What this task involves:
Copy nothing but the part that opens with the line containing "Write a Python" and closes with the line containing "import plotly.graph_objects as go". Do not include pictures.
* Start Supplied entries *
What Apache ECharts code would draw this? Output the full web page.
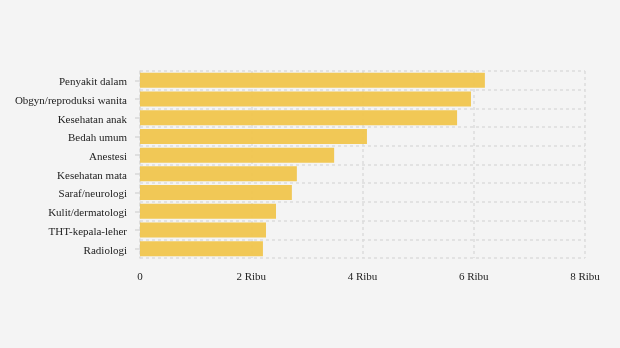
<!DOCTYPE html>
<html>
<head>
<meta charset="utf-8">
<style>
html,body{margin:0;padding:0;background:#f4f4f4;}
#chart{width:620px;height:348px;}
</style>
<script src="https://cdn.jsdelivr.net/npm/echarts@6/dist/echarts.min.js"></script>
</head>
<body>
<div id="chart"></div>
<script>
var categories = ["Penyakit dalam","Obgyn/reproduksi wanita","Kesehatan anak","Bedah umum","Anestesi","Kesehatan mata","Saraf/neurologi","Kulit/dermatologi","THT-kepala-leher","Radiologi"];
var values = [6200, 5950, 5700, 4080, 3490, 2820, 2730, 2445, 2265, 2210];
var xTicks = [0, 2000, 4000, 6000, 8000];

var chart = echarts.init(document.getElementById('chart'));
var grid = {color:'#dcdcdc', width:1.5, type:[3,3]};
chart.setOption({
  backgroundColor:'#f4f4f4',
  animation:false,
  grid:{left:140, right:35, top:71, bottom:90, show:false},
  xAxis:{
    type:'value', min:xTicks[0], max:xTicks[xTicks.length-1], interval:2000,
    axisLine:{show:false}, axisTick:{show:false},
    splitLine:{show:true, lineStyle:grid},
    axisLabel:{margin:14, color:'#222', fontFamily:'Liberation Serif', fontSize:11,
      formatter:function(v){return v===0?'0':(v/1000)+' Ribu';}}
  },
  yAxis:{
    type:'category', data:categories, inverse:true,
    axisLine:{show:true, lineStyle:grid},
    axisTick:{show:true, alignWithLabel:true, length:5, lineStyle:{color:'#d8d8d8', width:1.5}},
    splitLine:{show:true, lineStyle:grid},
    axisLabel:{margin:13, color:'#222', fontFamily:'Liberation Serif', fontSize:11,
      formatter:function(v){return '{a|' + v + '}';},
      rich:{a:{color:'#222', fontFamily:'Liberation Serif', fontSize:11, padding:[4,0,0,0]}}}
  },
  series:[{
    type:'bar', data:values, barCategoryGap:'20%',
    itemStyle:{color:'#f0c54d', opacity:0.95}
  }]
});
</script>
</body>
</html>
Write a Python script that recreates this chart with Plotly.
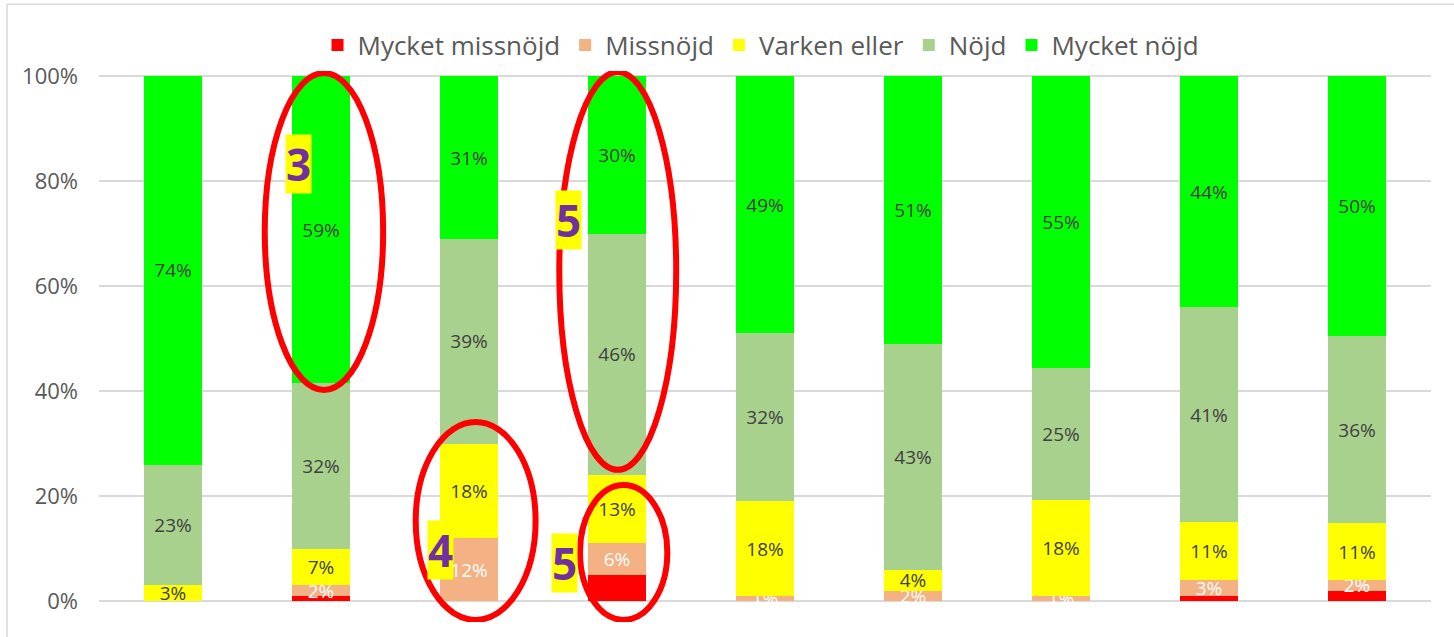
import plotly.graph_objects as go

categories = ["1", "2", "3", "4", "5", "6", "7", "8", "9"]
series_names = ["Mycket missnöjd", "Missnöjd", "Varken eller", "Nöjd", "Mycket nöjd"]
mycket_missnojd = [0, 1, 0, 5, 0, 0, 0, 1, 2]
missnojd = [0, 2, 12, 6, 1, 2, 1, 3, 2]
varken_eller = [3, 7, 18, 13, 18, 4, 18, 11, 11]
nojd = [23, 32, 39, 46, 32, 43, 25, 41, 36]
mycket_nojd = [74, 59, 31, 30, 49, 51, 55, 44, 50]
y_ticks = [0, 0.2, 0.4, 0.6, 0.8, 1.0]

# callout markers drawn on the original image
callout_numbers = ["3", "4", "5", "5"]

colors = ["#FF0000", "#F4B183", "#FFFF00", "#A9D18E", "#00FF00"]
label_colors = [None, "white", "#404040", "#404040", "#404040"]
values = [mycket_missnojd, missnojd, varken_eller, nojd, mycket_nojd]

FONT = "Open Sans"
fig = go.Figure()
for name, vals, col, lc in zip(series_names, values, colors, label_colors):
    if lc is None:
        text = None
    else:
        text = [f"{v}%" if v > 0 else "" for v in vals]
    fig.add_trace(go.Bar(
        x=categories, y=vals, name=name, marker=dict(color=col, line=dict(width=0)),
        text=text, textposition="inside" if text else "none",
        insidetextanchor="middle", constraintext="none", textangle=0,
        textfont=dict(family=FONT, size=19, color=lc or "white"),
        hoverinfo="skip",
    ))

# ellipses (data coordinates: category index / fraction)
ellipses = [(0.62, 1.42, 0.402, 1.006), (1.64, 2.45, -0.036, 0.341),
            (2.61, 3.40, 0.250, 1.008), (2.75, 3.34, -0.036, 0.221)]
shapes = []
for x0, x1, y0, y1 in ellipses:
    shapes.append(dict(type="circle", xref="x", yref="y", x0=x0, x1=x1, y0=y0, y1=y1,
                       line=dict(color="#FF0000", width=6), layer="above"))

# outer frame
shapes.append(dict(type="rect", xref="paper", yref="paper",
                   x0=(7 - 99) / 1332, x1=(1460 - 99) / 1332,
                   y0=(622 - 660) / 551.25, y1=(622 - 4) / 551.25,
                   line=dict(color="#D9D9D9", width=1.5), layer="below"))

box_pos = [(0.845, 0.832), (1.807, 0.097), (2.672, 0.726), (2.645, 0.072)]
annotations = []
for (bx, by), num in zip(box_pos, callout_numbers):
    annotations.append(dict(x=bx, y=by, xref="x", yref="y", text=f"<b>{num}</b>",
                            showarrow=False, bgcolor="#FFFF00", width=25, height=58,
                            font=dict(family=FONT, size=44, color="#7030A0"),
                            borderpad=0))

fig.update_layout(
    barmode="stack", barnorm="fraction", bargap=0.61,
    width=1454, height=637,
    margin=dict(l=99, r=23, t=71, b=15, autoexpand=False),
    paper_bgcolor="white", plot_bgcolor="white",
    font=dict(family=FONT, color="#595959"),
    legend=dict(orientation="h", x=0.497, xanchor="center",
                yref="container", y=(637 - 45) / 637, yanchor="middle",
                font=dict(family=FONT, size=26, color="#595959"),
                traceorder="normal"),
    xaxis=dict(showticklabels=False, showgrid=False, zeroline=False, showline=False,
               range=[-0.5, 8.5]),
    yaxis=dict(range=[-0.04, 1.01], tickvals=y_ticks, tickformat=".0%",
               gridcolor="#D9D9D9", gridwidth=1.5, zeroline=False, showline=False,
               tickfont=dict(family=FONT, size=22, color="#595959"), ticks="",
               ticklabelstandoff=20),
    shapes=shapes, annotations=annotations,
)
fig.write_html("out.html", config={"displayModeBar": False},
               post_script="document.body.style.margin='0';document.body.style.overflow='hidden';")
* End Supplied entries *
Reply to the task:
Write a Python script that recreates this chart with Plotly.
import plotly.graph_objects as go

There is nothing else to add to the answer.